Anthony Scotto, owner of Pelato, prepares his family’s beloved stuffing recipe for Thanks-giving both at home and in the restaurants.

“The origin of the dish is unclear like most of our old recipes,” said Scotto. “They are passed down from generation to generation. But it has been made in our family for at least three generations. It came from our ancestors who wanted to put their Italian spin on a Thanksgiving classic when they arrived in the United States.”

The stuffing is made with rice, sausage and house-made mozzarella cheese. Bread is not used (so it’s safe for the gluten-free eaters!) and the rice is cooked al dente with a similar texture to risotto.

The leftover sandwich

Many people — this writer included — look forward to the leftover sandwich even more than the meal itself. Tyler Hunt, chef at Legend Deli, serves The Gobbler, which includes Boar’s Head oven-roasted turkey breast, stuffing, Duke’s mayonnaise, cranberry sauce and spiced crispy sweet potato on toasted Normandy Farms sourdough with turkey gravy for dunking.

There is “something special about reliving your favorite holiday through your favorite food, one delicious turkey sandwich at a time,” said Hunt. “It’s the ultimate Thanksgiving encore.”


Courtesy Fleet Landing

Fleet Landing Pecan Pie

A Southern classic often associated with the holidays, this sweet and nutty pie is enjoyed year round at Fleet Landing. The restaurant spikes it with a splash of bourbon for depth of flavor and tops it with a scoop of vanilla ice cream.

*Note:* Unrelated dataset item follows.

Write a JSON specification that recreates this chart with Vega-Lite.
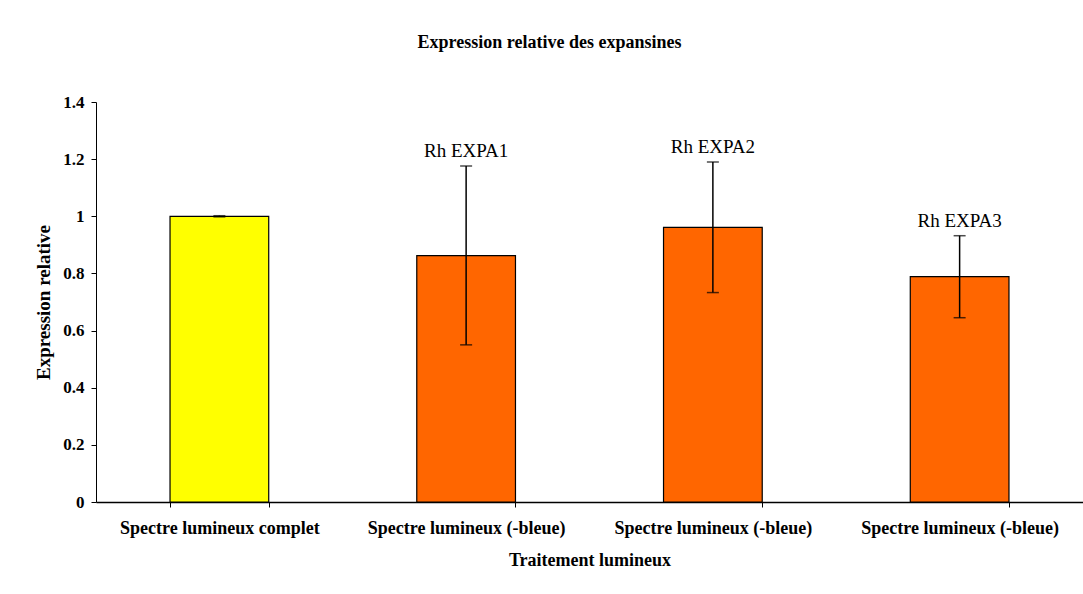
{
  "$schema": "https://vega.github.io/schema/vega-lite/v6.json",
  "width": 987,
  "height": 400,
  "autosize": {"type": "none"},
  "padding": {"left": 96, "top": 102, "right": 0, "bottom": 92},
  "background": "white",
  "config": {"view": {"stroke": null}},
  "title": {
    "text": "Expression relative des expansines",
    "font": "Liberation Serif",
    "fontWeight": "bold",
    "fontSize": 18,
    "color": "black",
    "anchor": "middle",
    "dx": -40,
    "offset": 41
  },
  "data": {
    "values": [
      {"cat": "1|Spectre lumineux complet", "grp": "complet", "val": 1.0, "lo": 0.998, "hi": 1.002, "label": ""},
      {"cat": "2|Spectre lumineux (-bleue)", "grp": "sans bleu", "val": 0.862, "lo": 0.55, "hi": 1.176, "label": "Rh EXPA1"},
      {"cat": "3|Spectre lumineux (-bleue)", "grp": "sans bleu", "val": 0.961, "lo": 0.733, "hi": 1.19, "label": "Rh EXPA2"},
      {"cat": "4|Spectre lumineux (-bleue)", "grp": "sans bleu", "val": 0.789, "lo": 0.645, "hi": 0.932, "label": "Rh EXPA3"}
    ]
  },
  "encoding": {
    "x": {
      "field": "cat",
      "type": "nominal",
      "sort": null,
      "scale": {"paddingInner": 0.6, "paddingOuter": 0.3},
      "axis": {
        "title": "Traitement lumineux",
        "labelExpr": "split(datum.value, '|')[1]",
        "labelAngle": 0,
        "labelLimit": 400,
        "labelFont": "Liberation Serif",
        "labelFontWeight": "bold",
        "labelFontSize": 18,
        "labelColor": "black",
        "labelPadding": 12,
        "tickBand": "extent",
        "tickSize": 5,
        "tickColor": "black",
        "domainColor": "black",
        "domainWidth": 1.5,
        "titleFont": "Liberation Serif",
        "titleFontWeight": "bold",
        "titleFontSize": 18,
        "titleColor": "black",
        "titlePadding": 14
      }
    }
  },
  "layer": [
    {
      "mark": {"type": "bar", "stroke": "black", "strokeWidth": 1.2},
      "encoding": {
        "y": {
          "field": "val",
          "type": "quantitative",
          "scale": {"domain": [0, 1.4], "nice": false},
          "axis": {
            "title": "Expression relative",
            "values": [0, 0.2, 0.4, 0.6, 0.8, 1, 1.2, 1.4],
            "format": ".1~f",
            "grid": false,
            "labelFont": "Liberation Serif",
            "labelFontWeight": "bold",
            "labelFontSize": 17,
            "labelColor": "black",
            "labelPadding": 7,
            "tickSize": 5,
            "tickColor": "black",
            "domainColor": "black",
            "titleFont": "Liberation Serif",
            "titleFontWeight": "bold",
            "titleFontSize": 19,
            "titleColor": "black",
            "titlePadding": 9
          }
        },
        "color": {
          "field": "grp",
          "type": "nominal",
          "scale": {"domain": ["complet", "sans bleu"], "range": ["#FFFF00", "#FF6600"]},
          "legend": null
        }
      }
    },
    {
      "mark": {"type": "rule", "color": "black", "strokeWidth": 1.5},
      "encoding": {
        "y": {"field": "lo", "type": "quantitative"},
        "y2": {"field": "hi"}
      }
    },
    {
      "mark": {"type": "tick", "color": "black", "thickness": 1.5, "size": 12, "orient": "horizontal"},
      "encoding": {"y": {"field": "hi", "type": "quantitative"}}
    },
    {
      "mark": {"type": "tick", "color": "black", "thickness": 1.5, "size": 12, "orient": "horizontal"},
      "encoding": {"y": {"field": "lo", "type": "quantitative"}}
    },
    {
      "mark": {"type": "text", "font": "Liberation Serif", "fontSize": 19, "color": "black", "dy": -15, "baseline": "middle"},
      "encoding": {
        "y": {"field": "hi", "type": "quantitative"},
        "text": {"field": "label"}
      }
    }
  ]
}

“Our pecan pie is one of the most requested desserts during the holidays,” said Fleet Landing Executive Chef Andy McLeod. “It’s that perfect balance of tradition and indulgence. We spike the filling with a touch of bourbon to bring out the richness of the pecans and give it that unmistakable Southern warmth. It’s our way of honoring classic Lowcountry flavors while adding a little festive spirit.”

Makes 6 to 8 Servings.

Ingredients

  • 1 (9-inch) frozen piecrust
  • 1½ cups pecan pieces or chopped pecans
  • 1 cup granulated sugar
  • 3 large eggs
  • ½ cup light corn syrup
  • 1½ tablespoons bourbon
  • ½ teaspoon vanilla extract
  • Vanilla ice cream, to serve

Instructions
Preheat oven to 350 degrees.

Parbake the piecrust according to package instructions. Let cool to room temperature, then fill the crust with the pecans.

In a medium mixing bowl, whisk together sugar, eggs, corn syrup, bourbon, and vanilla. Pour filling over the top of the pecans.

Bake until evenly browned on top and center is just a little bit wiggly, about 45 minutes. Keep an eye on it, covering with foil toward the end of cooking if it starts to become too brown.

Serve warm or let cool to room temperature. Top with ice cream.